Data block:
☆ ☆ ☆
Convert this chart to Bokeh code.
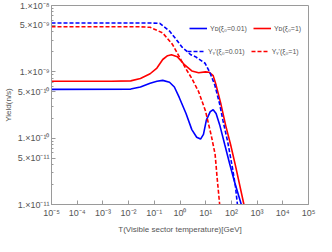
import numpy as np
from bokeh.plotting import figure
from bokeh.models import FixedTicker, Legend, LegendItem, Range1d
from bokeh.embed import file_html
from bokeh.resources import INLINE

# Values, as log10(T [GeV]) and log10(Yield [n/s])
# Y_D, xi0 = 0.01 (blue solid)
yd001_logT = [-5, -1.917, -1.54, -1.162, -0.898, -0.672, -0.408, -0.219, -0.03, 0.234, 0.460, 0.649,
              0.800, 0.913, 1.026, 1.177, 1.291, 1.404, 1.555, 1.743, 1.932, 2.121, 2.385, 2.45]
yd001_logY = [-9.264, -9.26, -9.229, -9.171, -9.143, -9.129, -9.157, -9.229, -9.386, -9.629, -9.871, -9.986,
              -10.014, -9.943, -9.729, -9.6, -9.571, -9.629, -9.814, -10.1, -10.386, -10.657, -11.0, -11.1]
# Y_D, xi0 = 1 (red solid)
yd1_logT = [-5, -2.668, -1.917, -1.54, -1.162, -0.898, -0.672, -0.483, -0.332, -0.106, 0.158, 0.460, 0.725,
            0.989, 1.140, 1.291, 1.404, 1.592, 1.781, 1.970, 2.158, 2.487, 2.55]
yd1_logY = [-9.143, -9.143, -9.136, -9.1, -9.029, -8.943, -8.814, -8.757, -8.743, -8.771, -8.886, -8.986, -9.014,
            -9.0, -9.007, -9.057, -9.2, -9.486, -9.814, -10.1, -10.414, -11.0, -11.12]
# Y_gamma', xi0 = 0.01 (blue dashed)
yg001_logT = [-5, -1.16, -0.785, -0.408, -0.143, 0.083, 0.423, 0.60, 0.977, 1.166, 1.355, 1.543, 1.668,
              1.857, 2.045, 2.158, 2.234, 2.28]
yg001_logY = [-8.264, -8.264, -8.27, -8.386, -8.514, -8.629, -8.743, -8.771, -8.871, -9.014, -9.2, -9.486, -9.729,
              -10.057, -10.457, -10.729, -11.0, -11.2]
# Y_gamma', xi0 = 1 (red dashed)
yg1_logT = [-5, -1.54, -1.162, -0.672, -0.294, -0.03, 0.234, 0.460, 0.725, 0.989, 1.215, 1.366, 1.442, 1.543, 1.58]
yg1_logY = [-8.321, -8.321, -8.329, -8.414, -8.586, -8.771, -8.957, -9.1, -9.3, -9.586, -9.957, -10.243, -10.586,
            -11.0, -11.2]

x_ticks = [1e-5, 1e-4, 1e-3, 1e-2, 1e-1, 1e0, 1e1, 1e2, 1e3, 1e4, 1e5]
x_tick_labels = ["10⁻⁵", "10⁻⁴", "10⁻³", "10⁻²", "10⁻¹", "10⁰", "10¹", "10²", "10³", "10⁴", "10⁵"]
y_ticks = [1e-8, 5e-9, 1e-9, 5e-10, 1e-10, 5e-11, 1e-11]
y_tick_labels = ["1.×10⁻⁸", "5.×10⁻⁹", "1.×10⁻⁹", "5.×10⁻¹⁰", "1.×10⁻¹⁰", "5.×10⁻¹¹", "1.×10⁻¹¹"]
y_minor = [m * 10.0 ** e for e in (-11, -10, -9) for m in (2, 3, 4, 6, 7, 8, 9)]

labels = ["Yᴅ(ξ₀=0.01)", "Yᴅ(ξ₀=1)", "Yᵧ'(ξ₀=0.01)", "Yᵧ'(ξ₀=1)"]

FONT = "Liberation Sans"
GRAY = "#9a9a9a"
TXT = "#555555"

p = figure(width=316, height=236, x_axis_type="log", y_axis_type="log",
           x_range=Range1d(1e-5, 1e5), y_range=Range1d(1e-11, 1e-8),
           output_backend="svg", toolbar_location=None,
           min_border_left=50, min_border_right=8, min_border_top=5, min_border_bottom=28)
p.xgrid.visible = False
p.ygrid.visible = False
p.outline_line_color = GRAY
p.background_fill_color = "white"
p.border_fill_color = "white"

def tolin(a):
    return np.power(10.0, np.array(a))

r1 = p.line(tolin(yd001_logT), tolin(yd001_logY), line_color="#0000ff", line_width=1.6)
r2 = p.line(tolin(yd1_logT), tolin(yd1_logY), line_color="#ff0000", line_width=1.6)
r3 = p.line(tolin(yg001_logT), tolin(yg001_logY), line_color="#0000ff", line_width=1.6, line_dash="4 2")
r4 = p.line(tolin(yg1_logT), tolin(yg1_logY), line_color="#ff0000", line_width=1.6, line_dash="4 2")

p.xaxis.ticker = FixedTicker(ticks=x_ticks, minor_ticks=[])
p.xaxis.major_label_overrides = dict(zip(x_ticks, x_tick_labels))
p.yaxis.ticker = FixedTicker(ticks=y_ticks, minor_ticks=y_minor)
p.yaxis.major_label_overrides = dict(zip(y_ticks, y_tick_labels))

for ax in (p.xaxis[0], p.yaxis[0]):
    ax.axis_line_color = GRAY
    ax.major_tick_line_color = GRAY
    ax.minor_tick_line_color = GRAY
    ax.major_tick_in = 4
    ax.major_tick_out = 0
    ax.minor_tick_in = 2
    ax.minor_tick_out = 0
    ax.major_label_text_font = FONT
    ax.major_label_text_font_size = "9px"
    ax.major_label_text_color = TXT
    ax.axis_label_text_font = FONT
    ax.axis_label_text_font_size = "8px"
    ax.axis_label_text_color = TXT
    ax.axis_label_text_font_style = "normal"
    ax.major_label_standoff = 3

p.xaxis.axis_label = "T(Visible sector temperature)[GeV]"
p.yaxis.axis_label = "Yield(n/s)"
p.xaxis.axis_label_standoff = 4
p.yaxis.axis_label_standoff = 2
p.yaxis.major_label_standoff = 2

def make_legend(items, loc):
    lg = Legend(items=items, location=loc, orientation="horizontal")
    lg.padding = 0
    lg.margin = 0
    lg.spacing = 6
    lg.border_line_color = None
    lg.background_fill_alpha = 0
    lg.glyph_width = 18
    lg.glyph_height = 10
    lg.label_height = 10
    lg.label_standoff = 3
    lg.label_text_font = FONT
    lg.label_text_font_size = "7px"
    lg.label_text_color = TXT
    return lg

leg1 = make_legend([LegendItem(label=labels[0], renderers=[r1]),
                    LegendItem(label=labels[1], renderers=[r2])], (138, 171))
leg2 = make_legend([LegendItem(label=labels[2], renderers=[r3]),
                    LegendItem(label=labels[3], renderers=[r4])], (136, 148))
p.add_layout(leg1, "center")
p.add_layout(leg2, "center")

open("out.html", "w").write(file_html(p, INLINE))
☆ ☆ ☆
Pictures excluded, repeat exactly the lines from the top of the material through the line with "from bokeh.resources import INLINE", including both of those lines.

Solution for this exercise:
Convert this chart to Bokeh code.
import numpy as np
from bokeh.plotting import figure
from bokeh.models import FixedTicker, Legend, LegendItem, Range1d
from bokeh.embed import file_html
from bokeh.resources import INLINE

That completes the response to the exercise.